Provided that Scotland votes against secession, attention will shift to the least predictable election since 1992. Unusually, all three of the main party leaders will be able to tell his autumn conference, with a straight face, to “prepare for government”. But all fear what victory would bring.

For the Tories, it would mean an in/out referendum on the EU that could split the party as no issue has since the repeal of the Corn Laws. For Labour, it could mean inheriting a state that, in parts, is on the brink of collapse: a bankrupt NHS, an imploding housing market (forcing a precipitous rise in interest rates) and a prison system at full capacity, combined with the requirement to accelerate the deepest public-service cuts since the war, or raise taxes by an equivalent amount. “Sometimes I worry more about winning than losing,” one Labour frontbencher tells me.

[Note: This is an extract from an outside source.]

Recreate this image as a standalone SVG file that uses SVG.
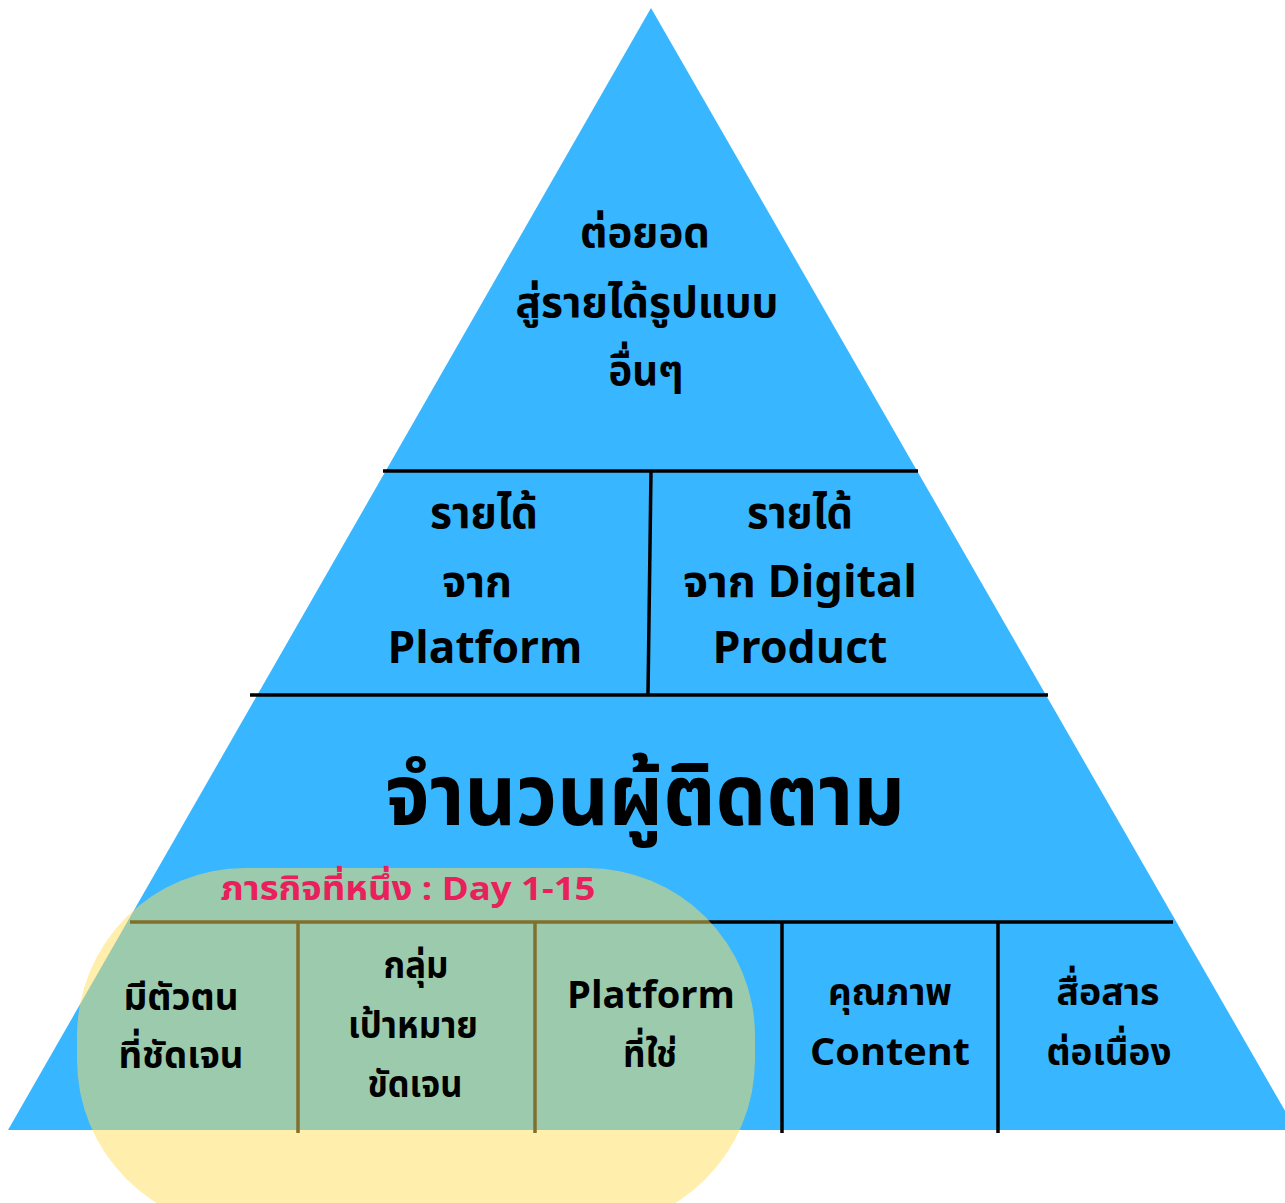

Others fear an electoral outcome that creates a new crisis of legitimacy for Westminster: the Tories winning the most votes but Labour the most seats; the Lib Dems having fewer voters than Ukip but four times as many MPs; a parliament so hung that neither Labour nor the Tories can form a majority government, even with Lib Dem support. Some MPs are preparing for the possibility of a second general election that perhaps only the Conservatives would have the financial resources to fight adequately.

When not battling each other, all of the parties face a collective struggle to maintain relevance in an age of voter alienation. To most people, Westminster is the place where ignorant armies clash at night. Both Labour and the Tories, the two great tribes that once commanded 97 per cent of the vote between them, will be lucky to scrape home with much more than a third each. In this war of the weak, even the winner could end up feeling like a loser.